The Vulcan Recyclerama
Unwilling to accept the freak label I went on a tour of the “recyclery.” It’s the garbage dump at the end of the universe, just off of Vulcan Street. “Recyclery.” It immediately became my word for the week. I dropped it into every conversation I could. It’s not often you get possession of a word before it hits the dictionary. Slang doesn’t count seeing how it ain’t ever destined for dictionary legitimization. And “tote,” that one’s just plain silly. But R-e-c-y-c-l-e-r-y. This is a class word. It’s going places. For a week I spelunked about the UniversityÔ peppering my conversations with “recyclery.” Everyone grinned with confidence, feigning recognition of the new word. I became bold and began speaking wildly of a “recyclerama.” People smiled.
The recyclery is in and of itself recycled. It started its life as a Curtis Wrightâ factory making P-41 fighter planes during the 1930s and 40s. After World War II ended it became a Western Electricâ telephone wire plant. Today it has more of a post apocalyptic feel to it as workers toil along two elevated conveyor belt sorting recyclables which drop into large concrete lined stalls where a madman driving a hi-loader scoops them up and deposits them into larger piles. Finally they are crushed and formed into bales of approximately 500 cubic feet. BFIâ runs the recyclery and ships the bales to companies that reprocess the waste-turned-resource into insulation, clothing, kayaks, chairs and a host of other consumer products.

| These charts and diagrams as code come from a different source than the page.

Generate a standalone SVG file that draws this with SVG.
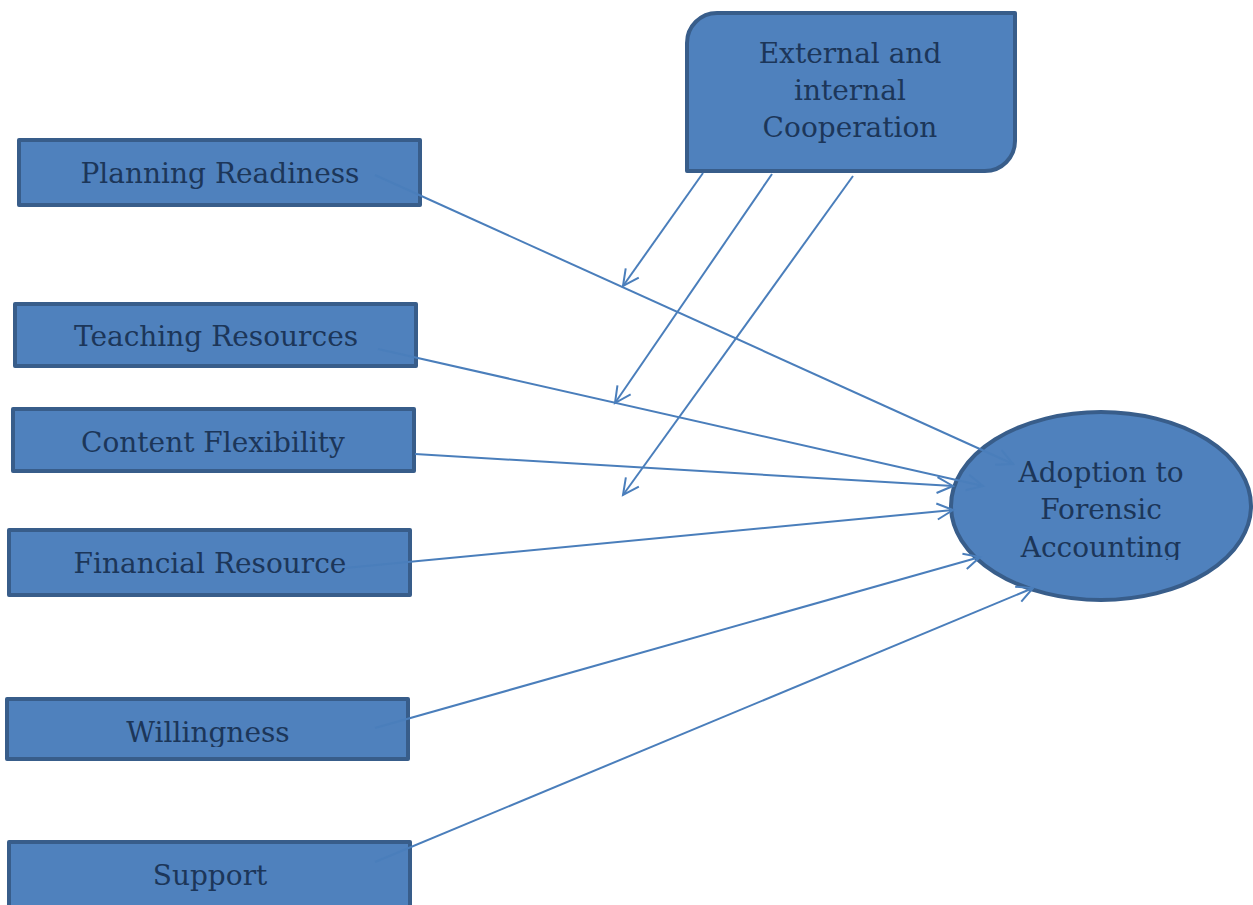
<svg xmlns="http://www.w3.org/2000/svg" width="1253" height="905" viewBox="0 0 1253 905">
<style>
.box{fill:#4f81bd;stroke:#385d8a;stroke-width:4;stroke-linejoin:round}
.lbl{font-family:"DejaVu Serif","Liberation Serif",serif;font-size:28px;fill:#1c3659;text-anchor:middle}
.con{fill:none;stroke:#4a7ebb;stroke-width:2;marker-end:url(#arr)}
</style>
<defs>
<marker id="arr" markerUnits="userSpaceOnUse" markerWidth="22" markerHeight="22" viewBox="-19 -11 22 22" refX="0" refY="0" orient="auto" overflow="visible">
<path d="M-16,-8 L0,0 L-16,8" fill="none" stroke="#4a7ebb" stroke-width="2"/>
</marker>
<clipPath id="clipW"><rect x="0" y="690" width="420" height="57"/></clipPath>
<clipPath id="clipA"><rect x="950" y="400" width="303" height="160"/></clipPath>
</defs>
<rect width="1253" height="905" fill="#ffffff"/>
<g id="n-planning"><rect class="box" x="19" y="140" width="401" height="65"/><text class="lbl" x="220" y="183">Planning Readiness</text></g>
<g id="n-teaching"><rect class="box" x="15" y="304" width="401" height="62"/><text class="lbl" x="216" y="346">Teaching Resources</text></g>
<g id="n-content"><rect class="box" x="13" y="409" width="401" height="62"/><text class="lbl" x="213" y="452">Content Flexibility</text></g>
<g id="n-financial"><rect class="box" x="9" y="530" width="401" height="65"/><text class="lbl" x="210" y="573">Financial Resource</text></g>
<g id="n-willingness"><rect class="box" x="7" y="699" width="401" height="60"/><text class="lbl" x="208" y="742" clip-path="url(#clipW)">Willingness</text></g>
<g id="n-support"><rect class="box" x="9" y="842" width="401" height="100"/><text class="lbl" x="210" y="885">Support</text></g>
<g id="n-cooperation"><path class="box" d="M687,43 A30,30 0 0 1 717,13 L1015,13 L1015,141 A30,30 0 0 1 985,171 L687,171 Z"/><text class="lbl" x="850" y="63">External and</text><text class="lbl" x="850" y="100">internal</text><text class="lbl" x="850" y="137">Cooperation</text></g>
<g id="n-adoption"><ellipse class="box" cx="1101" cy="506" rx="150" ry="94"/><g clip-path="url(#clipA)"><text class="lbl" x="1101" y="482">Adoption to</text><text class="lbl" x="1101" y="519">Forensic</text><text class="lbl" x="1101" y="557">Accounting</text></g></g>
<g id="connectors">
<line class="con" x1="375" y1="175" x2="1013" y2="464"/>
<line class="con" x1="378" y1="349" x2="983" y2="486"/>
<line class="con" x1="415" y1="454" x2="953" y2="486"/>
<line class="con" x1="345" y1="568" x2="953" y2="510"/>
<line class="con" x1="375" y1="728" x2="980" y2="557"/>
<line class="con" x1="375" y1="862" x2="1033" y2="588"/>
<line class="con" x1="703" y1="173" x2="623" y2="286"/>
<line class="con" x1="772" y1="174" x2="615" y2="403"/>
<line class="con" x1="853" y1="176" x2="623" y2="495"/>
</g>
</svg>
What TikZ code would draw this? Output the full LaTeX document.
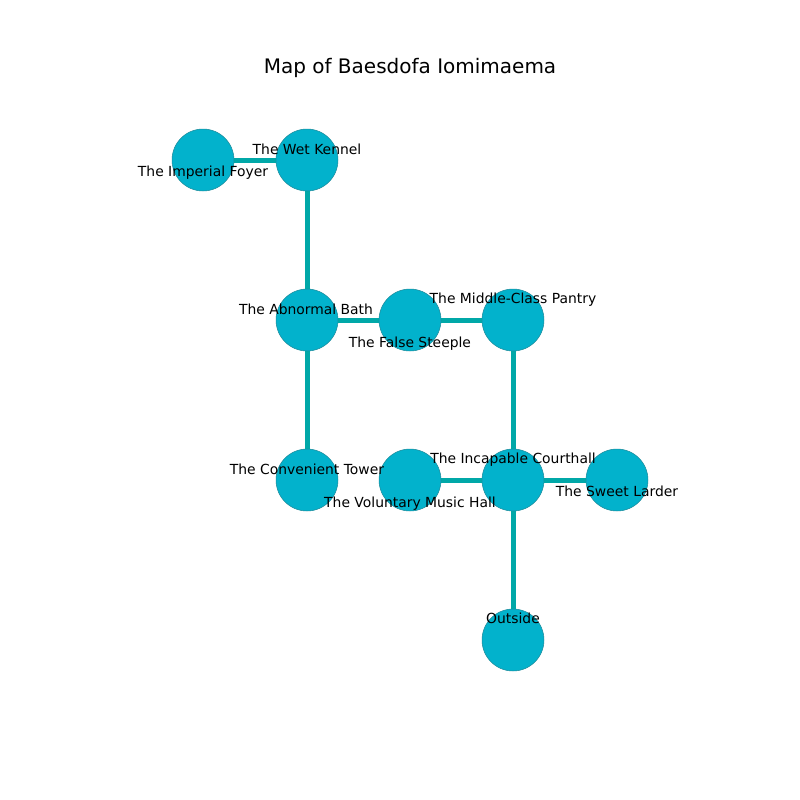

Unfortunately for Buffalo, only about 10% of the city’s trash makes it to the Vulcan recyclerama. The rest stays on earth. Or more specifically, it goes into the earth in landfills, with the city paying a tipping fee by the ton. If you want to complain about your garbage fee, start complaining to your neighbor with the Cocoa PuffsÔ box in his dumpster. You’re paying to landfill your neighbor’s recyclables because they can’t quite grasp the basic concept of a recycling bucket.
The Commissioner
I think this story, however, has a happy ending. Buffalo’s Commissioner of Streets and Sanitation, Paul Sullivan, co-hosted the recyclery tour. I may be a sap, and time may prove me wrong, but I really think Sullivan is one of the good guys. He embodies the essence of the term, “civil servant.” This is often quite rare in the kleptocratic culture of local government. He impressed me years ago when he responded to block club complaints and actually scheduled regular trash and recycling pick-up for my East Side neighborhood. Since then, he has solved every garbage pick-up complaint I’ve ever presented to his office. On the West Side, he seemed personally offended that the chuckleheads under his command were habitually tossing empty trashcans into flowerbeds. He sent snowplows to clear my street without ever meeting me or asking about my political camp affiliation. If the complaint is legitimate, Sullivan gets right on it, no matter who you are or what neighborhood you live in.
That said and done, I still walked into the recyclery thinking the blue dumpster program was pretty dumb. I felt bad that it was Sullivan who would have to field my questions and complaints. Why the big dumpsters and the tiny buckets? What’s the message here? Why protect trash from the weather in closed dumpsters but not protect the recycling? Sullivan was attentive. “The city pays by the ton to dispose of trash – wet trash is more expensive to dump.” Hence, according to Sullivan, the $37 cost of “totes” will be recouped in savings by keeping the trash dry. Of course fibrous absorbent trash shouldn’t be in the dumpsters in the first place, but that’s a separate problem
Why don’t we recycle people’s old garbage pails into recycling pails? Why pick up the trash before the recycling? Why not pick up the more vulnerable recycling buckets first and leave the bulletproof dumpsters to face the elements? We lost two dozen recycling buckets on my street to last November’s storm. They only emerged from snow banks last week. And on and on I went – with Sullivan taking notes all the while.
The good news, he told me, is that starting this July, people can trade their 95-gallon dumpsters in for 60 or 30-gallon models and see a reduction in their garbage fee. Likewise, owners of two family homes can trade their extra dumpster and get billed as a single family home. The city is also investigating purchasing recycling “totes,” which could pay for themselves since they wouldn’t need to be emptied on a weekly basis. Unlike the trash “totes,” the recycling “totes” would be free, no matter the size.
Of course there is the obvious problem of homeowners and cheap landlords trading in their large dumpsters for smaller cheaper ones, and then storing extra trash in their basements or dumping it in vacant lots. But I guess we’ll deal with that when the time comes. No doubt we might see a small platoon ticket wielding “trash cops.” I can’t really see the city passing on a cost effective plan to hire more cronies.
Tom Wolfe never warned Mike about this
I started tossing ideas back and forth with Sullivan. In the end he drafted me to serve on something called, I believe, “The recycling advisory board.” Members meet regularly with city officials, eat free pizza and brainstorm about trash. Nobody gets paid.
So this is my last condescending column about dumpsters, trash and recycling. Now I’ve got to move beyond complaining and start thinking about how to fix this mess. The buck stops here. All this “tote” nonsense will soon be my fault. Such are the perils of advocacy journalism. The commissioner is a genius.